Who Buys Russia's Oil and How Sanctions Are Driving Up Shipping Costs
Who Buys Russia's Oil and How Sanctions Are Driving Up Shipping Costs

Russia's Oil Export Volumes

According to UATV: Russia exports 170 million tons of oil by sea each year, accounting for over 70% of its total petroleum exports. The primary buyers of this oil are India, China, and Turkey, which together purchase 92% of these seaborne shipments. This heavy reliance on a few key markets makes Russia's energy revenues vulnerable to geopolitical shifts and sanctions enforcement.

The Impact of Sanctions on the Market

Over the last three years, more than 900 tankers have been involved in transporting Russian oil. However, sanctions have significantly disrupted the market, causing the cost of vessel chartering and insurance to surge by 40-50%. Furthermore, over 79 sanctioned vessels ceased participating in Russian oil shipments in 2025. As a result, buyers are now demanding unprecedented discounts from Russia, exceeding 25% off the price of benchmark Brent crude.

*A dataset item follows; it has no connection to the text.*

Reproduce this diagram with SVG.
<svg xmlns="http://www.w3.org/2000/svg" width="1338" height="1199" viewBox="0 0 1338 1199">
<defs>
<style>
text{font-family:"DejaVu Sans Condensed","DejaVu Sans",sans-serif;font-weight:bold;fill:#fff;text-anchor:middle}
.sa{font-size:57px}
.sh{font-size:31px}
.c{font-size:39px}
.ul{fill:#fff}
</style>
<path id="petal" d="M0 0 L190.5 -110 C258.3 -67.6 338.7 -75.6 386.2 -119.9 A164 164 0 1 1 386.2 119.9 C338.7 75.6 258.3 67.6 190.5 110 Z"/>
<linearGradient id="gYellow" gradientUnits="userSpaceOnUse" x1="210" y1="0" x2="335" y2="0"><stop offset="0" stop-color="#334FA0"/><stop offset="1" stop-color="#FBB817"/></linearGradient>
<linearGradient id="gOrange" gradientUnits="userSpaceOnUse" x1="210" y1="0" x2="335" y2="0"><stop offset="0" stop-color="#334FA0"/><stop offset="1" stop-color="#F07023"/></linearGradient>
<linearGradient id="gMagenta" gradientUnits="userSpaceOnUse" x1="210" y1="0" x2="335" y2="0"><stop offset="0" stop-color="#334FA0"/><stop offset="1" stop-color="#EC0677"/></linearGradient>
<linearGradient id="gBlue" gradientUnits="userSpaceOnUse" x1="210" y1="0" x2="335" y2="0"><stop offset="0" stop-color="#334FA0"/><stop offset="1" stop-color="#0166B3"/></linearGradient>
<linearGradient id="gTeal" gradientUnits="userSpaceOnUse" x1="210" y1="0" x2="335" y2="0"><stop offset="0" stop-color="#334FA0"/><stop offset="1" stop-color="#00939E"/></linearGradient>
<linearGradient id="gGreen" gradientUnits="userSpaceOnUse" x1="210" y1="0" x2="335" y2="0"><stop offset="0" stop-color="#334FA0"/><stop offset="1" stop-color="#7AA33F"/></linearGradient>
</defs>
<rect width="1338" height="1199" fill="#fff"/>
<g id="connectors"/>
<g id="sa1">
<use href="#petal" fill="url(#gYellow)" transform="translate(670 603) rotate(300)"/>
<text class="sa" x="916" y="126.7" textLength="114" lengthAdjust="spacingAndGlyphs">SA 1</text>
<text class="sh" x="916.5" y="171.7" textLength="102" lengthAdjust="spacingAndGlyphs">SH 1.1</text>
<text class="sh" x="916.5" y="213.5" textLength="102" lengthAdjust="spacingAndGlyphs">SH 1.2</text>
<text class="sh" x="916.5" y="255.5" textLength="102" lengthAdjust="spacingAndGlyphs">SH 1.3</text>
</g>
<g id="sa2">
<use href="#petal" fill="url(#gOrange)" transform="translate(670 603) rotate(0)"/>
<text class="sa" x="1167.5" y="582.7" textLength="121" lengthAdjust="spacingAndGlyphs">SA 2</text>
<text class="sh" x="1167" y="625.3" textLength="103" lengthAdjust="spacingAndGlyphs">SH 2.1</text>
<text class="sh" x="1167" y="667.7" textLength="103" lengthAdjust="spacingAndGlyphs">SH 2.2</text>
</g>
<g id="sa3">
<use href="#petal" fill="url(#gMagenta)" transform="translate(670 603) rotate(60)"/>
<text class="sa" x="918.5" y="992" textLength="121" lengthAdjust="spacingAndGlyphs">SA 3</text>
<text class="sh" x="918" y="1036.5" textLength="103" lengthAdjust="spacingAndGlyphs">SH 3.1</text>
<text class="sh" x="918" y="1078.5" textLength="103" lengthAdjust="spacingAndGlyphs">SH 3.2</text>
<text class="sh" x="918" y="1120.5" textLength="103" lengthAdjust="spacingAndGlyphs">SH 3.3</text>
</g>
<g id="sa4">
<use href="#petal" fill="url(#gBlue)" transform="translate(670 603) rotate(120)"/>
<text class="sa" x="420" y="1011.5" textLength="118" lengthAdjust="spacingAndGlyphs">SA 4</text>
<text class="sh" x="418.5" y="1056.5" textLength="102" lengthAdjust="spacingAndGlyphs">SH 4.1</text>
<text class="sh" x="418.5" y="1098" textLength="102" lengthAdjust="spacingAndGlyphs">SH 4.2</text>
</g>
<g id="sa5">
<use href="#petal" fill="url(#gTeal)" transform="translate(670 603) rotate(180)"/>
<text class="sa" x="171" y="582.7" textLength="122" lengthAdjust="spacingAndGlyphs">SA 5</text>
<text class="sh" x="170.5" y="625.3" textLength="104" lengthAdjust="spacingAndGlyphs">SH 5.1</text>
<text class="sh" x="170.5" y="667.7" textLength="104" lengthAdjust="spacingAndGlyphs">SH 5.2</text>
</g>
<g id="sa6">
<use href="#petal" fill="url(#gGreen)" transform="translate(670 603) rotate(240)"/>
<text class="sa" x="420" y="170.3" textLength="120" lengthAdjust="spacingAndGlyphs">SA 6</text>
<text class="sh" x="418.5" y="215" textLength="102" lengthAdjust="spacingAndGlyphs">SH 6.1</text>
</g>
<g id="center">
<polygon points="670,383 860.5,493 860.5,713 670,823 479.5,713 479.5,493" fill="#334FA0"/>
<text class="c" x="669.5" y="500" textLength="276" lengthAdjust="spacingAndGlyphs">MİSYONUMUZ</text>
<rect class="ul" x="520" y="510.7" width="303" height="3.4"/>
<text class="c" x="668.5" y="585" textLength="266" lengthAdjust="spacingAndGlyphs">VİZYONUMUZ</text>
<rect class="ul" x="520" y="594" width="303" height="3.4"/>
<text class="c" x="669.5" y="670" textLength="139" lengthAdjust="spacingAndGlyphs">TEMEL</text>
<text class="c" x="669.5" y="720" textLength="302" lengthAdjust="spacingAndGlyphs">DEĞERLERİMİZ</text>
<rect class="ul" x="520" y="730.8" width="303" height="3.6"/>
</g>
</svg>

By the end of December, the average shipping cost for Russia's Urals crude from Primorsk to India's west coast had surpassed $60 per ton. For comparison, the transportation cost for Russian oil was just $25 per ton a year earlier.

Oleh Luhovskyi noted that sanctions are driving up exporters' operational costs, which will likely influence the future development of the Russian oil market.

The rising transportation expenses and buyer demands for deep discounts indicate that the market for Russian oil continues to face significant pressure from international sanctions. This could impact Russia's export revenues and potentially lead to shifts in supply geography, as purchasing nations may seek alternative sources if costs climb further. Simultaneously, restrictions on vessels and heightened costs may contribute to a reduction in export volumes in the future.